At Buzzfeed, Ben Smith profiles RNC chair Reince Priebus, who will soon become the longest-serving RNC chair in modern history.
Raising money is the core of Priebus’ job — he spends, he said, between 60% and 65% of his time raising money — and he is exceptionally good at it: He outraised the Democrats in 2012, and raised $188.8 million in the 2014 cycle. And the money he raises is, he said, “the golden money. It’s the type-O blood of politics. Anyone can use it, there’s a limited supply, but it’s the universal blood of politics here at the RNC.”
Because of complex laws around coordination, the resources the Republican National Committee buys can be used and reused, passed around among Republican campaigns. Soft-money groups cannot share and coordinate like this. So instead of going to war with deep-pocketed outsiders like the Koch brothers, Priebus has found a role in their ecosystem.

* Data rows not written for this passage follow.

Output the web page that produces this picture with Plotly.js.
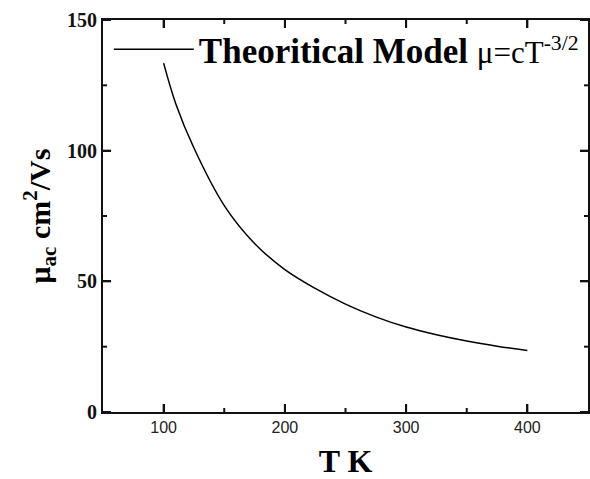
<!DOCTYPE html>
<html>
<head>
<meta charset="utf-8">
<script src="https://cdn.plot.ly/plotly-3.0.1.min.js"></script>
<style>html,body{margin:0;padding:0;background:#fff;}#chart{width:590px;height:479px;}</style>
</head>
<body>
<div id="chart"></div>
<script>
// Temperature (K) and acoustic-phonon mobility (cm^2/Vs)
var temperature = [100, 110, 125, 150, 175, 200, 225, 250, 275, 300, 325, 350, 375, 400];
var mobility    = [133.5, 118, 101, 79, 64.5, 54.5, 47.3, 41.3, 36.4, 32.5, 29.6, 27.2, 25.2, 23.5];
var seriesName = "<b>Theoritical Model</b> <span style='font-size:31px'>μ=cT<sup>-3/2</sup></span>";
var xTitle = "<b>T K</b>";
var yTitle = "<b>μ<sub>ac</sub> cm<sup>2</sup>/Vs</b>";
var xRange = [50, 450];
var yRange = [0, 150];
var xMajor = [100, 200, 300, 400];
var xMinor = [150, 250, 350];
var yMajor = [0, 50, 100, 150];
var yMinor = [25, 75, 125];

var serif = "Liberation Serif, Times New Roman, serif";
var sans = "Liberation Sans, Arial, sans-serif";
var axisColor = "#111";

var W = 590, H = 479, M = {l: 103, r: 2, t: 20, b: 67};
var plotW = W - M.l - M.r, plotH = H - M.t - M.b;
function pxX(px) { return px * (xRange[1] - xRange[0]) / plotW; }
function pxY(px) { return px * (yRange[1] - yRange[0]) / plotH; }

var trace = {
  x: temperature, y: mobility, type: "scatter", mode: "lines",
  name: seriesName,
  line: {color: "#000", width: 1.5, shape: "spline"}
};

// Inside tick marks on all four sides, drawn as short segments through the axis scales
function tickSegments(majorX, minorX, majorY, minorY) {
  var xs = [], ys = [];
  function addX(vals, px) {
    var d = pxY(px);
    vals.forEach(function(v){
      xs.push(v, v, null); ys.push(yRange[0], yRange[0] + d, null);
      xs.push(v, v, null); ys.push(yRange[1], yRange[1] - d, null);
    });
  }
  function addY(vals, px) {
    var d = pxX(px);
    vals.forEach(function(v){
      ys.push(v, v, null); xs.push(xRange[0], xRange[0] + d, null);
      ys.push(v, v, null); xs.push(xRange[1], xRange[1] - d, null);
    });
  }
  addX(majorX, 8); addX(minorX, 4); addY(majorY, 8); addY(minorY, 4);
  return {x: xs, y: ys, type: "scatter", mode: "lines", connectgaps: false,
    showlegend: false, hoverinfo: "skip", cliponaxis: false,
    line: {color: axisColor, width: 2, simplify: false}};
}
var traces = [trace, tickSegments(xMajor, xMinor, yMajor, yMinor)];

var layout = {
  width: W, height: H,
  margin: M,
  paper_bgcolor: "#fff", plot_bgcolor: "#fff",
  showlegend: true,
  legend: {
    x: 0.012, y: 1.0, xanchor: "left", yanchor: "top",
    bgcolor: "rgba(0,0,0,0)", borderwidth: 0,
    itemwidth: 80,
    font: {family: serif, size: 35, color: "#000"}
  },
  xaxis: {
    range: xRange, tickmode: "array", tickvals: xMajor,
    ticks: "inside", ticklen: 8, tickwidth: 2, tickcolor: axisColor,
    showline: true, linewidth: 2, linecolor: axisColor, mirror: "allticks",
    showgrid: false, zeroline: false,
    tickfont: {family: sans, size: 16, color: "#222"},
    title: {text: xTitle, font: {family: serif, size: 32, color: "#000"}, standoff: 14},
    automargin: false
  },
  yaxis: {
    range: yRange, tickmode: "array", tickvals: yMajor,
    ticks: "inside", ticklen: 8, tickwidth: 2, tickcolor: axisColor,
    showline: true, linewidth: 2, linecolor: axisColor, mirror: "allticks",
    showgrid: false, zeroline: false,
    tickfont: {family: serif, size: 20, color: "#111", weight: "bold"},
    title: {text: yTitle, font: {family: serif, size: 30, color: "#000"}, standoff: 8},
    automargin: false
  }
};

Plotly.newPlot("chart", traces, layout, {displayModeBar: false, staticPlot: true});
</script>
</body>
</html>
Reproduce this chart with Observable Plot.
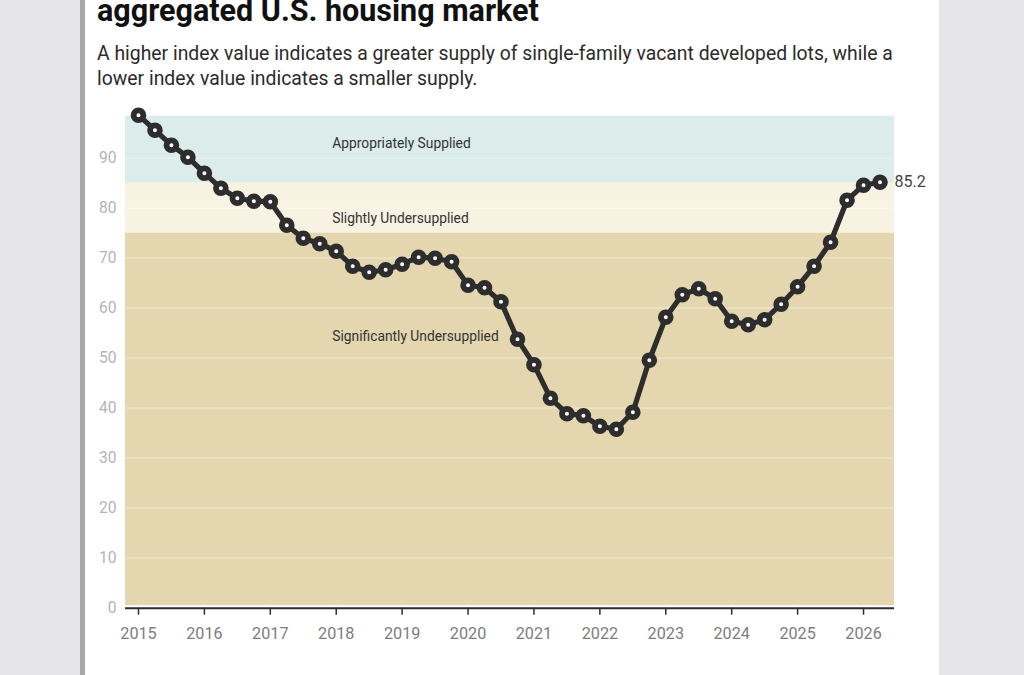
<!DOCTYPE html>
<html><head><meta charset="utf-8">
<script src="https://cdn.jsdelivr.net/npm/d3@7"></script>
<script src="https://cdn.jsdelivr.net/npm/@observablehq/plot@0.6"></script>
<style>
html,body{margin:0;padding:0;width:1024px;height:675px;overflow:hidden;background:#e6e6e8;font-family:Roboto,sans-serif}
#card{position:absolute;left:85px;top:0;width:854px;height:675px;background:#fff;overflow:hidden}
#edge{position:absolute;left:80px;top:0;width:5px;height:675px;background:#a8a8a8}
#title{position:absolute;left:12px;top:-7px;font-size:30.5px;font-weight:700;line-height:36px;color:#111;white-space:nowrap}
#sub{position:absolute;left:12px;top:42px;width:810px;font-size:19.37px;line-height:24.5px;color:#2b2b2b}
#chart{position:absolute;left:-85px;top:0;width:1024px}
#chart svg{max-width:none}
</style></head><body>
<div id="edge"></div>
<div id="card">
<div id="title">aggregated U.S. housing market</div>
<div id="sub">A higher index value indicates a greater supply of single-family vacant developed lots, while a lower index value indicates a smaller supply.</div>
<div id="chart"></div>
</div>
<script>
const years = d3.range(2015, 2026.5, 0.25);
const index = [98.6,95.6,92.6,90.2,87,84,82,81.4,81.3,76.6,74,72.9,71.4,68.4,67.2,67.7,68.8,70.2,70,69.3,64.6,64.1,61.3,53.8,48.7,42,38.9,38.5,36.4,35.8,39.2,49.6,58.2,62.7,63.9,61.9,57.4,56.7,57.7,60.8,64.3,68.4,73.2,81.6,84.6,85.2];
const series = years.map((year,i)=>({year,value:index[i]}));
const bands = [
 {y1:85,y2:98.4,fill:"#dbecea"},
 {y1:75,y2:85,fill:"#f8f2e2"},
 {y1:0.5,y2:75,fill:"#e4d7af"}
];
const bandLabels = [
 {y:92.9,x:2017.94,text:"Appropriately Supplied"},
 {y:78,x:2017.94,text:"Slightly Undersupplied"},
 {y:54.3,x:2017.94,text:"Significantly Undersupplied"}
];
const yTicks = d3.range(0,100,10);
const xTicks = d3.range(2015,2027);
const lastLabel = "85.2";
const xMin = 2014.803, xMax = 2026.47;
const dark = "#2d2d2d";
const plot = Plot.plot({
 width:1024,height:675,
 marginLeft:125,marginRight:130,marginTop:115.7,marginBottom:67.3,
 style:{fontFamily:"Roboto, sans-serif",background:"transparent",overflow:"visible"},
 x:{domain:[xMin,xMax],label:null},
 y:{domain:[0,98.4],label:null},
 marks:[
  Plot.rectY(bands,{x1:xMin,x2:xMax,y1:"y1",y2:"y2",fill:"fill"}),
  Plot.ruleY(yTicks.filter(d=>d>0),{stroke:"#fff",strokeOpacity:0.4,strokeWidth:1.2}),
  Plot.axisY({ticks:yTicks,tickSize:0,tickPadding:9,tickFormat:d=>d,fontSize:15.6,color:"#b4b4b4",label:null}),
  Plot.axisX({ticks:xTicks,tickSize:7,tickPadding:12,tickFormat:d=>String(d),fontSize:16.2,color:"#7d7d7d",stroke:dark,strokeOpacity:1,strokeWidth:1.5,label:null}),
  Plot.ruleY([0],{stroke:dark,strokeWidth:2}),
  Plot.text(bandLabels,{x:"x",y:"y",text:"text",textAnchor:"start",fontSize:13.8,fill:"#333"}),
  Plot.line(series,{x:"year",y:"value",stroke:dark,strokeWidth:5.2,curve:"linear"}),
  Plot.dot(series,{x:"year",y:"value",r:4.9,fill:"#fff",stroke:dark,strokeWidth:5.8}),
  Plot.text(series.slice(-1),{x:"year",y:"value",text:()=>lastLabel,dx:14.5,dy:-0.5,textAnchor:"start",fontSize:16,fill:"#444"})
 ]
});
document.getElementById("chart").append(plot);
</script>
</body></html>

When it comes to data, for instance, the committee has — through an arrangement involving a new private company — essentially made itself the partner of a Koch-backed data company, i360, initially seen as a rival.
Priebus asks only that big donors make that golden money their first contribution, then they’re free to head off to the super PACs. And he has absorbed from his third round of calling donors before a big election that “as chair of the party, for our national party, 2016 is the most important election we’ve had.”